Task directions: Every line of the material is to be quoted verbatim, minus the pictures.

Data extract:
============

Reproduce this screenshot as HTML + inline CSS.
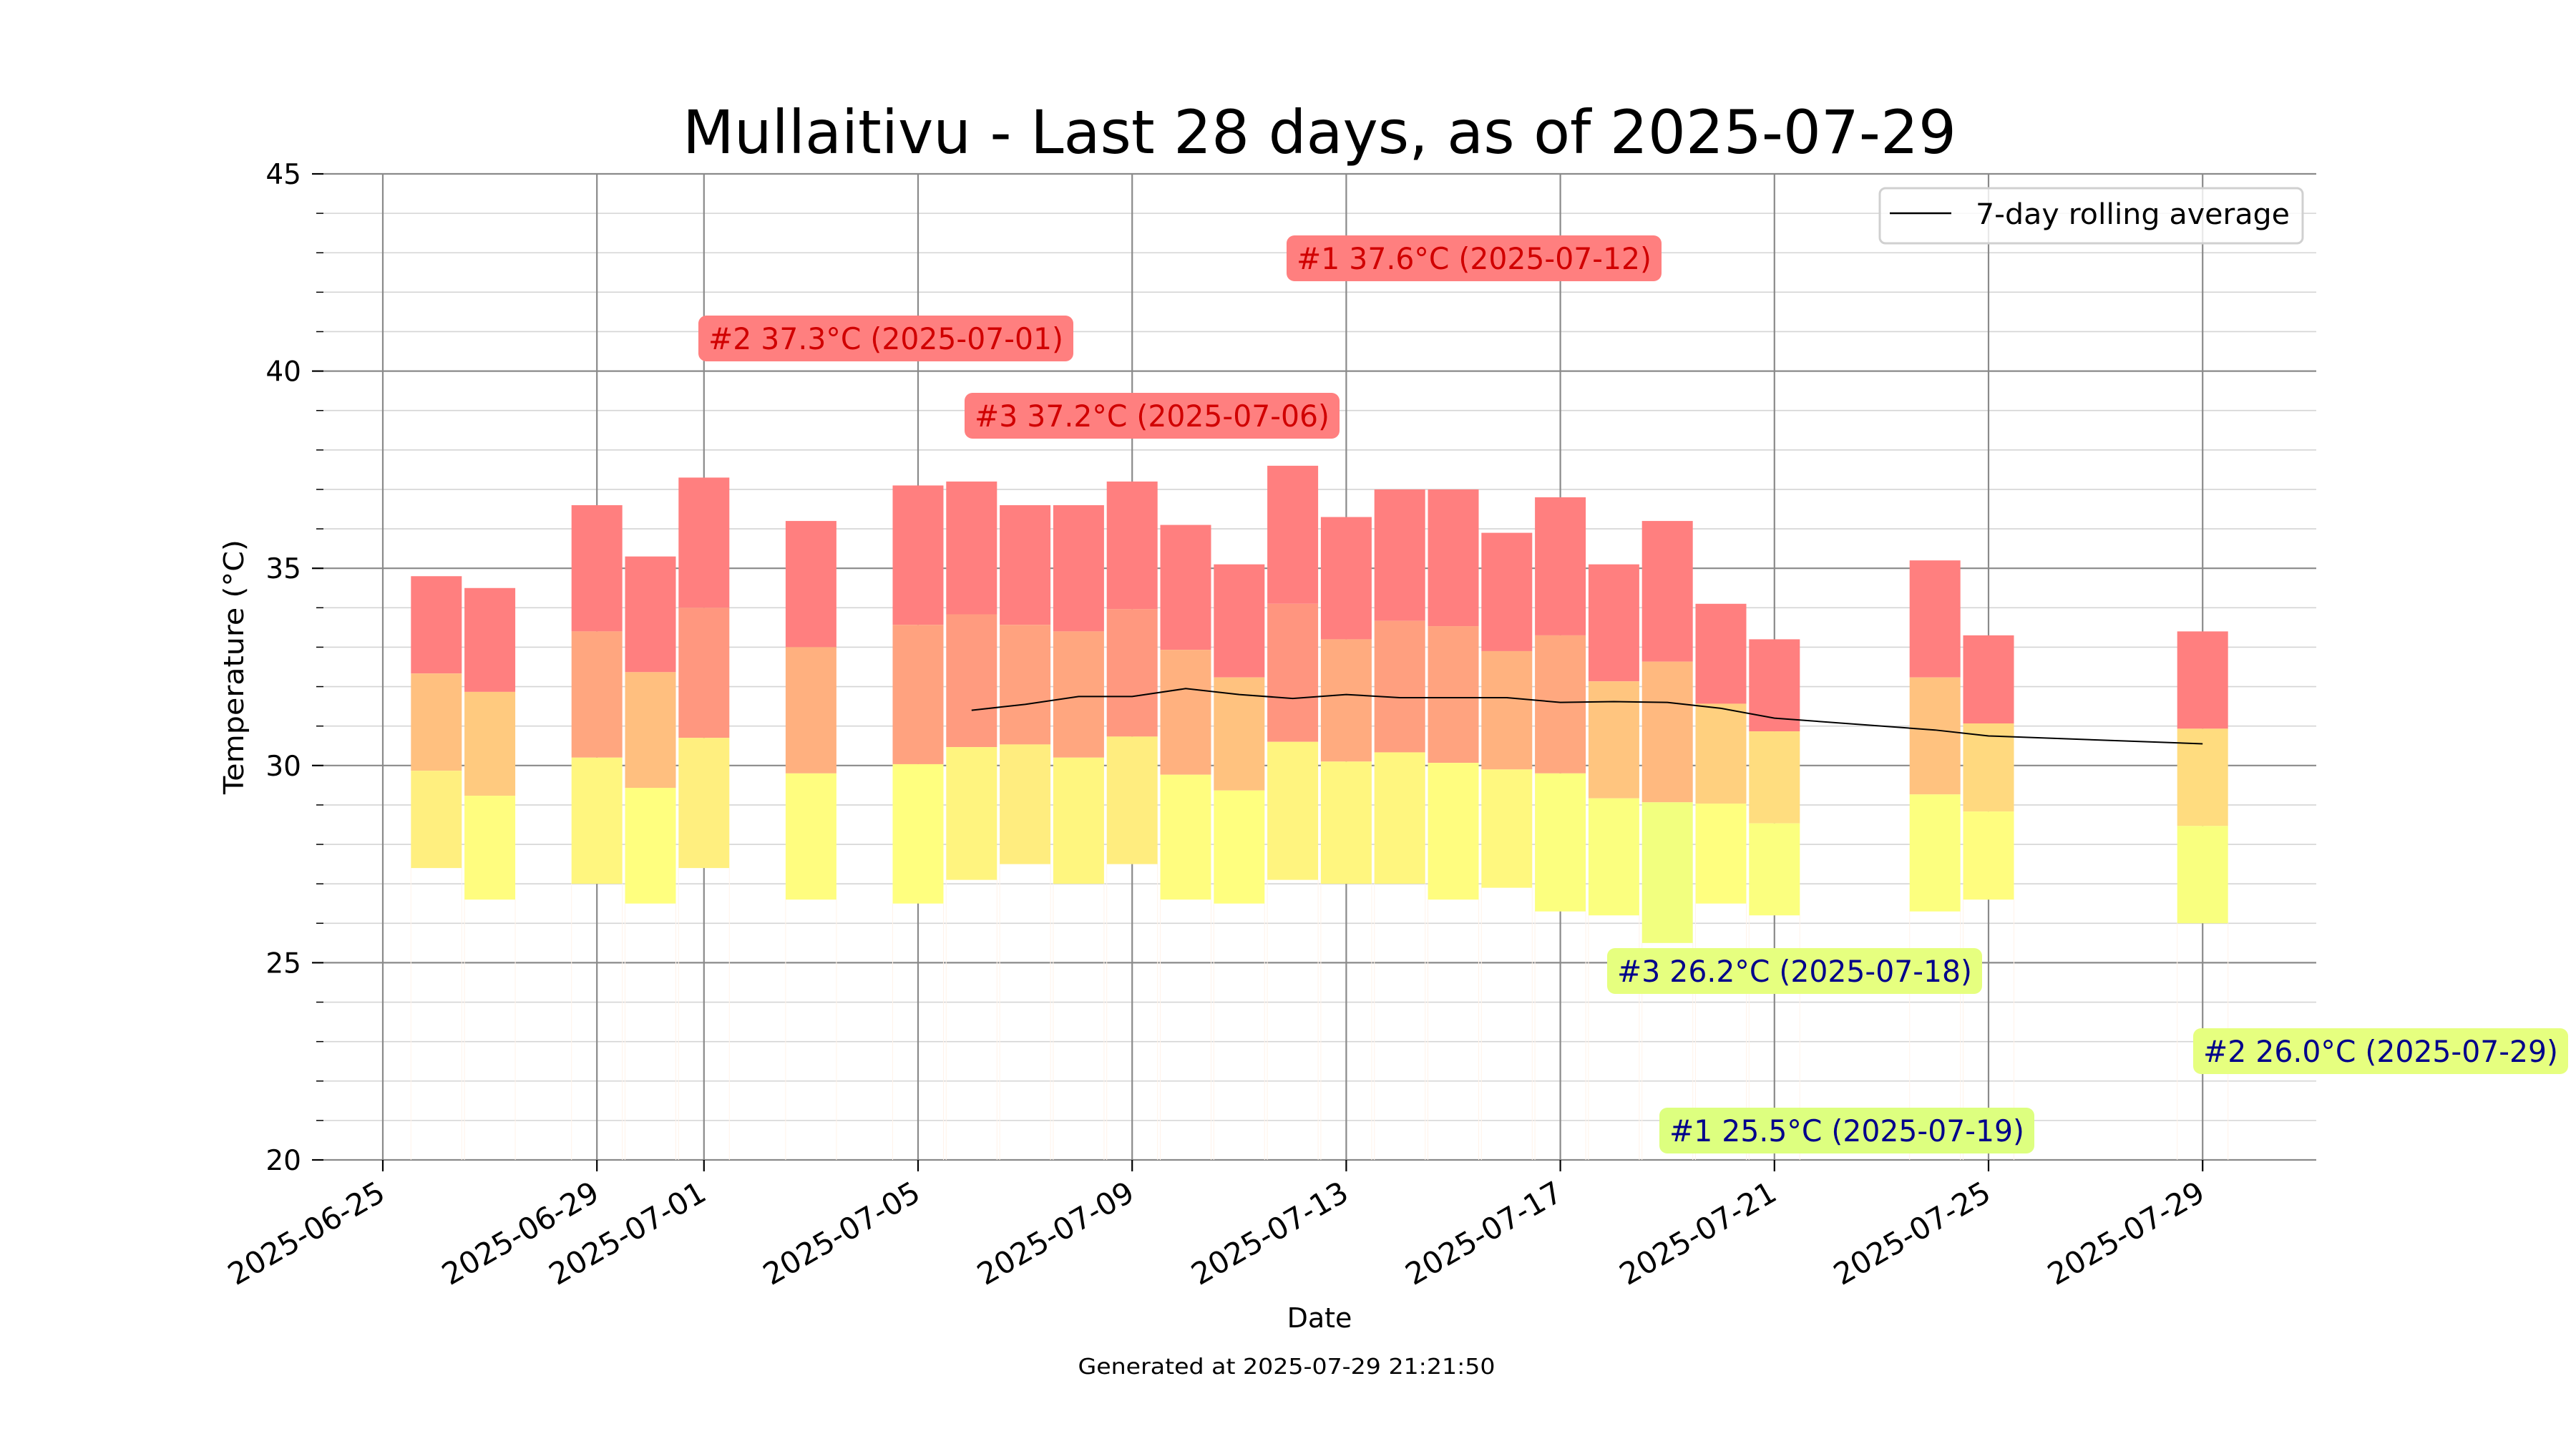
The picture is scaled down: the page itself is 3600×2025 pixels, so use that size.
<!DOCTYPE html>
<html><head><meta charset="utf-8"><style>
html,body{margin:0;padding:0;background:#fff;}
svg{display:block;font-family:"DejaVu Sans","Liberation Sans",sans-serif;}
</style></head><body>
<svg id="chart" width="3600" height="2025" viewBox="0 0 3600 2025" xmlns="http://www.w3.org/2000/svg">
<text x="1844" y="214" font-size="84" text-anchor="middle" fill="#000" textLength="1780" lengthAdjust="spacingAndGlyphs">Mullaitivu - Last 28 days, as of 2025-07-29</text>
<text x="1844" y="1855" font-size="38" text-anchor="middle">Date</text>
<text x="0" y="0" font-size="38" text-anchor="middle" transform="translate(340,932) rotate(-90)" textLength="356" lengthAdjust="spacingAndGlyphs">Temperature (°C)</text>
<text x="1798" y="1920" font-size="30" text-anchor="middle" textLength="583" lengthAdjust="spacingAndGlyphs">Generated at 2025-07-29 21:21:50</text>
<g id="grid"></g><g id="bars"></g><g id="line"></g><g id="axes"></g><g id="annot"></g>
<g>
<rect x="2627" y="263" width="591" height="77" rx="8" fill="#fff" fill-opacity="0.8" stroke="#d0d0d0" stroke-width="3"/>
<line x1="2641" y1="298" x2="2727" y2="298" stroke="#000" stroke-width="2.5"/>
<text x="2761" y="313" font-size="40" textLength="439" lengthAdjust="spacingAndGlyphs">7-day rolling average</text>
</g>
</svg>
<script>
const dates = ["2025-06-26","2025-06-27","2025-06-29","2025-06-30","2025-07-01","2025-07-03","2025-07-05","2025-07-06","2025-07-07","2025-07-08","2025-07-09","2025-07-10","2025-07-11","2025-07-12","2025-07-13","2025-07-14","2025-07-15","2025-07-16","2025-07-17","2025-07-18","2025-07-19","2025-07-20","2025-07-21","2025-07-24","2025-07-25","2025-07-29"];
const maxTemps = [34.8,34.5,36.6,35.3,37.3,36.2,37.1,37.2,36.6,36.6,37.2,36.1,35.1,37.6,36.3,37.0,37.0,35.9,36.8,35.1,36.2,34.1,33.2,35.2,33.3,33.4];
const minTemps = [27.4,26.6,27.0,26.5,27.4,26.6,26.5,27.1,27.5,27.0,27.5,26.6,26.5,27.1,27.0,27.0,26.6,26.9,26.3,26.2,25.5,26.5,26.2,26.3,26.6,26.0];
const avgDates = ["2025-07-06","2025-07-07","2025-07-08","2025-07-09","2025-07-10","2025-07-11","2025-07-12","2025-07-13","2025-07-14","2025-07-15","2025-07-16","2025-07-17","2025-07-18","2025-07-19","2025-07-20","2025-07-21","2025-07-24","2025-07-25","2025-07-29"];
const avgValues = [31.4,31.55,31.75,31.75,31.95,31.8,31.7,31.8,31.72,31.72,31.72,31.6,31.62,31.6,31.45,31.2,30.9,30.75,30.55];
const xTickLabels = ["2025-06-25","2025-06-29","2025-07-01","2025-07-05","2025-07-09","2025-07-13","2025-07-17","2025-07-21","2025-07-25","2025-07-29"];
const yTickLabels = [20,25,30,35,40,45];
const annLabels = ["#1 37.6°C (2025-07-12)","#2 37.3°C (2025-07-01)","#3 37.2°C (2025-07-06)","#3 26.2°C (2025-07-18)","#1 25.5°C (2025-07-19)","#2 26.0°C (2025-07-29)"];
const annKinds = ["max","max","max","min","min","min"];

const NS="http://www.w3.org/2000/svg";
const L=452,R=3237,T=243,B=1621;
const d0=Date.UTC(2025,5,25);
function dayOf(s){const p=s.split("-");return (Date.UTC(+p[0],+p[1]-1,+p[2])-d0)/864e5;}
function X(s){return 535+dayOf(s)*74.8;}
function Y(v){return B-(v-20)*(B-T)/25;}
function mk(tag,attrs,parent){const e=document.createElementNS(NS,tag);for(const k in attrs)e.setAttribute(k,attrs[k]);parent.appendChild(e);return e;}
function col(v){
  const stops=[[25,[217,255,127]],[28,[255,255,127]],[31,[255,200,127]],[34,[255,127,127]]];
  if(v<=stops[0][0])return "rgb("+stops[0][1]+")";
  for(let i=1;i<stops.length;i++){if(v<=stops[i][0]){const a=stops[i-1],b=stops[i],t=(v-a[0])/(b[0]-a[0]);return "rgb("+a[1].map((c,j)=>Math.round(c+(b[1][j]-c)*t)).join(",")+")";}}
  return "rgb(255,127,127)";
}
const grid=document.getElementById("grid");
for(let v=20;v<=45;v++){
  const e=mk("line",{x1:L,x2:R,y1:Y(v),y2:Y(v),stroke:v%5?"#d4d4d4":"#8a8a8a","stroke-width":v%5?1.6:2.2},grid);
  
  
}
xTickLabels.forEach(s=>{
  const e=mk("line",{x1:X(s),x2:X(s),y1:T,y2:B,stroke:"#8a8a8a","stroke-width":2.2},grid);
  
  
});
const bars=document.getElementById("bars");
dates.forEach((s,i)=>{
  const hi=maxTemps[i],lo=minTemps[i],st=(hi-lo)/3,cx=X(s),w=71;
  const g=mk("g",{},bars);
  
  
  mk("line",{x1:cx-w/2,x2:cx-w/2,y1:Y(lo),y2:B,stroke:"#fff3ea","stroke-width":1},g);
  mk("line",{x1:cx+w/2,x2:cx+w/2,y1:Y(lo),y2:B,stroke:"#fff3ea","stroke-width":1},g);
  const segs=[[hi,hi-st,col(Math.max(hi-0.5,34))],[hi-st,lo+st,col(hi-st-1)],[lo+st,lo,col(lo+1.5)]];
  segs.forEach((sg,k)=>{
    const r=mk("rect",{x:cx-w/2,y:Y(sg[0]),width:w,height:Y(sg[1])-Y(sg[0]),fill:sg[2]},g);
    
    
  });
});
const lg=document.getElementById("line");
const pl=mk("polyline",{points:avgDates.map((s,i)=>X(s)+","+Y(avgValues[i])).join(" "),fill:"none",stroke:"#000","stroke-width":2},lg);


const ax=document.getElementById("axes");
for(let v=20;v<=45;v++){
  mk("line",{x1:v%5?442:436,x2:452,y1:Y(v),y2:Y(v),stroke:"#000","stroke-width":v%5?1.5:2.2},ax);
}
yTickLabels.forEach(v=>{
  const t=mk("text",{x:421,y:Y(v)+14,"font-size":39,"text-anchor":"end"},ax);t.textContent=v;
  
  
});
xTickLabels.forEach(s=>{
  const x=X(s);
  mk("line",{x1:x,x2:x,y1:B,y2:B+16,stroke:"#000","stroke-width":2.2},ax);
  const t=mk("text",{x:0,y:0,"font-size":42,"text-anchor":"end",transform:"translate("+(x+6)+","+(B+54)+") rotate(-30)"},ax);t.textContent=s;
  
  
});
const an=document.getElementById("annot");
const annPos=[[2060,361],[1238,473],[1610,581],[2508,1357],[2581,1580],[3327,1469]];
annLabels.forEach((s,i)=>{
  const isMax=annKinds[i]==="max",c=annPos[i],w=524,h=64;
  const g=mk("g",{},an);
  
  
  mk("rect",{x:c[0]-w/2,y:c[1]-h/2,width:w,height:h,rx:11,fill:isMax?"#ff7f7f":(i===4?"#ddff7f":"#e6ff7f")},g);
  const t=mk("text",{x:c[0],y:c[1]+15,"font-size":42,"text-anchor":"middle",fill:isMax?"#d00000":"#00008b",textLength:496,lengthAdjust:"spacingAndGlyphs"},g);
  t.textContent=s;
});
</script>
</body></html>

============

Written response:
Reproduce this screenshot as HTML + inline CSS.
The picture is scaled down: the page itself is 3600×2025 pixels, so use that size.
<!DOCTYPE html>
<html><head><meta charset="utf-8"><style>
html,body{margin:0;padding:0;background:#fff;}
svg{display:block;font-family:"DejaVu Sans","Liberation Sans",sans-serif;}
</style></head><body>
<svg id="chart" width="3600" height="2025" viewBox="0 0 3600 2025" xmlns="http://www.w3.org/2000/svg">
<text x="1844" y="214" font-size="84" text-anchor="middle" fill="#000" textLength="1780" lengthAdjust="spacingAndGlyphs">Mullaitivu - Last 28 days, as of 2025-07-29</text>
<text x="1844" y="1855" font-size="38" text-anchor="middle">Date</text>
<text x="0" y="0" font-size="38" text-anchor="middle" transform="translate(340,932) rotate(-90)" textLength="356" lengthAdjust="spacingAndGlyphs">Temperature (°C)</text>
<text x="1798" y="1920" font-size="30" text-anchor="middle" textLength="583" lengthAdjust="spacingAndGlyphs">Generated at 2025-07-29 21:21:50</text>
<g id="grid"></g><g id="bars"></g><g id="line"></g><g id="axes"></g><g id="annot"></g>
<g>
<rect x="2627" y="263" width="591" height="77" rx="8" fill="#fff" fill-opacity="0.8" stroke="#d0d0d0" stroke-width="3"/>
<line x1="2641" y1="298" x2="2727" y2="298" stroke="#000" stroke-width="2.5"/>
<text x="2761" y="313" font-size="40" textLength="439" lengthAdjust="spacingAndGlyphs">7-day rolling average</text>
</g>
</svg>
<script>
const dates = ["2025-06-26","2025-06-27","2025-06-29","2025-06-30","2025-07-01","2025-07-03","2025-07-05","2025-07-06","2025-07-07","2025-07-08","2025-07-09","2025-07-10","2025-07-11","2025-07-12","2025-07-13","2025-07-14","2025-07-15","2025-07-16","2025-07-17","2025-07-18","2025-07-19","2025-07-20","2025-07-21","2025-07-24","2025-07-25","2025-07-29"];
const maxTemps = [34.8,34.5,36.6,35.3,37.3,36.2,37.1,37.2,36.6,36.6,37.2,36.1,35.1,37.6,36.3,37.0,37.0,35.9,36.8,35.1,36.2,34.1,33.2,35.2,33.3,33.4];
const minTemps = [27.4,26.6,27.0,26.5,27.4,26.6,26.5,27.1,27.5,27.0,27.5,26.6,26.5,27.1,27.0,27.0,26.6,26.9,26.3,26.2,25.5,26.5,26.2,26.3,26.6,26.0];
const avgDates = ["2025-07-06","2025-07-07","2025-07-08","2025-07-09","2025-07-10","2025-07-11","2025-07-12","2025-07-13","2025-07-14","2025-07-15","2025-07-16","2025-07-17","2025-07-18","2025-07-19","2025-07-20","2025-07-21","2025-07-24","2025-07-25","2025-07-29"];
const avgValues = [31.4,31.55,31.75,31.75,31.95,31.8,31.7,31.8,31.72,31.72,31.72,31.6,31.62,31.6,31.45,31.2,30.9,30.75,30.55];
const xTickLabels = ["2025-06-25","2025-06-29","2025-07-01","2025-07-05","2025-07-09","2025-07-13","2025-07-17","2025-07-21","2025-07-25","2025-07-29"];
const yTickLabels = [20,25,30,35,40,45];
const annLabels = ["#1 37.6°C (2025-07-12)","#2 37.3°C (2025-07-01)","#3 37.2°C (2025-07-06)","#3 26.2°C (2025-07-18)","#1 25.5°C (2025-07-19)","#2 26.0°C (2025-07-29)"];
const annKinds = ["max","max","max","min","min","min"];

const NS="http://www.w3.org/2000/svg";
const L=452,R=3237,T=243,B=1621;
const d0=Date.UTC(2025,5,25);
function dayOf(s){const p=s.split("-");return (Date.UTC(+p[0],+p[1]-1,+p[2])-d0)/864e5;}
function X(s){return 535+dayOf(s)*74.8;}
function Y(v){return B-(v-20)*(B-T)/25;}
function mk(tag,attrs,parent){const e=document.createElementNS(NS,tag);for(const k in attrs)e.setAttribute(k,attrs[k]);parent.appendChild(e);return e;}
function col(v){
  const stops=[[25,[217,255,127]],[28,[255,255,127]],[31,[255,200,127]],[34,[255,127,127]]];
  if(v<=stops[0][0])return "rgb("+stops[0][1]+")";
  for(let i=1;i<stops.length;i++){if(v<=stops[i][0]){const a=stops[i-1],b=stops[i],t=(v-a[0])/(b[0]-a[0]);return "rgb("+a[1].map((c,j)=>Math.round(c+(b[1][j]-c)*t)).join(",")+")";}}
  return "rgb(255,127,127)";
}
const grid=document.getElementById("grid");
for(let v=20;v<=45;v++){
  const e=mk("line",{x1:L,x2:R,y1:Y(v),y2:Y(v),stroke:v%5?"#d4d4d4":"#8a8a8a","stroke-width":v%5?1.6:2.2},grid);
  
  
}
xTickLabels.forEach(s=>{
  const e=mk("line",{x1:X(s),x2:X(s),y1:T,y2:B,stroke:"#8a8a8a","stroke-width":2.2},grid);
  
  
});
const bars=document.getElementById("bars");
dates.forEach((s,i)=>{
  const hi=maxTemps[i],lo=minTemps[i],st=(hi-lo)/3,cx=X(s),w=71;
  const g=mk("g",{},bars);
  
  
  mk("line",{x1:cx-w/2,x2:cx-w/2,y1:Y(lo),y2:B,stroke:"#fff3ea","stroke-width":1},g);
  mk("line",{x1:cx+w/2,x2:cx+w/2,y1:Y(lo),y2:B,stroke:"#fff3ea","stroke-width":1},g);
  const segs=[[hi,hi-st,col(Math.max(hi-0.5,34))],[hi-st,lo+st,col(hi-st-1)],[lo+st,lo,col(lo+1.5)]];
  segs.forEach((sg,k)=>{
    const r=mk("rect",{x:cx-w/2,y:Y(sg[0]),width:w,height:Y(sg[1])-Y(sg[0]),fill:sg[2]},g);
    
    
  });
});
const lg=document.getElementById("line");
const pl=mk("polyline",{points:avgDates.map((s,i)=>X(s)+","+Y(avgValues[i])).join(" "),fill:"none",stroke:"#000","stroke-width":2},lg);


const ax=document.getElementById("axes");
for(let v=20;v<=45;v++){
  mk("line",{x1:v%5?442:436,x2:452,y1:Y(v),y2:Y(v),stroke:"#000","stroke-width":v%5?1.5:2.2},ax);
}
yTickLabels.forEach(v=>{
  const t=mk("text",{x:421,y:Y(v)+14,"font-size":39,"text-anchor":"end"},ax);t.textContent=v;
  
  
});
xTickLabels.forEach(s=>{
  const x=X(s);
  mk("line",{x1:x,x2:x,y1:B,y2:B+16,stroke:"#000","stroke-width":2.2},ax);
  const t=mk("text",{x:0,y:0,"font-size":42,"text-anchor":"end",transform:"translate("+(x+6)+","+(B+54)+") rotate(-30)"},ax);t.textContent=s;
  
  
});
const an=document.getElementById("annot");
const annPos=[[2060,361],[1238,473],[1610,581],[2508,1357],[2581,1580],[3327,1469]];
annLabels.forEach((s,i)=>{
  const isMax=annKinds[i]==="max",c=annPos[i],w=524,h=64;
  const g=mk("g",{},an);
  
  
  mk("rect",{x:c[0]-w/2,y:c[1]-h/2,width:w,height:h,rx:11,fill:isMax?"#ff7f7f":(i===4?"#ddff7f":"#e6ff7f")},g);
  const t=mk("text",{x:c[0],y:c[1]+15,"font-size":42,"text-anchor":"middle",fill:isMax?"#d00000":"#00008b",textLength:496,lengthAdjust:"spacingAndGlyphs"},g);
  t.textContent=s;
});
</script>
</body></html>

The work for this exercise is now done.